= Alnesbourne Priory =

Monastery in Suffolk, England

Alnesbourne Priory, also known as Alnesbourn Priory, was a small Augustinian monastic house in the English county of Suffolk. It was located near Nacton to the south-east of Ipswich near the River Orwell and the current route of the A14.

The priory was probably founded in the 13th century by Albert de Neville, possibly as a satellite of Woodbridge Priory. It was annexed by the monks of Woodbridge at some point in the 15th century, possibly 1466. The priory was "ruinous" by 1514, although remains of the priory church can be found in the walls of Alnesbourne Priory Country Club and form the basis for the listing of the building as a Grade II listed building.

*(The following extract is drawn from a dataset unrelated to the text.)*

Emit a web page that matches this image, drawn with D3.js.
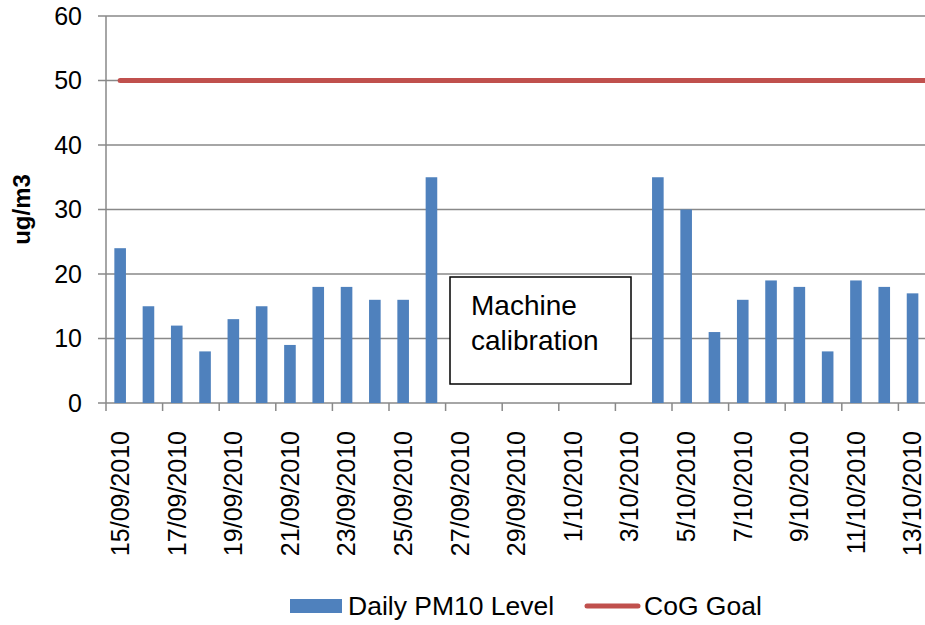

The priory was in the old parish of Hallowtree or Halghetree, the church of which formed part of its holding. The village is mentioned in the Domesday Book of 1086 as a very small village with about four households (which was held by the church of Alnesbourn St Andrew before the Norman Conquest). One of these houses is likely to have been Pond Hall Farm. At the time of the survey the village was held by Roger of Poitou.

Alnesbourn Priory was an extra-parochial area, it became a separate civil parish in 1858, on 1 April 1934 the parish was abolished and merged with Nacton, part also went to Ipswich. In 1931 the parish had a population of 36.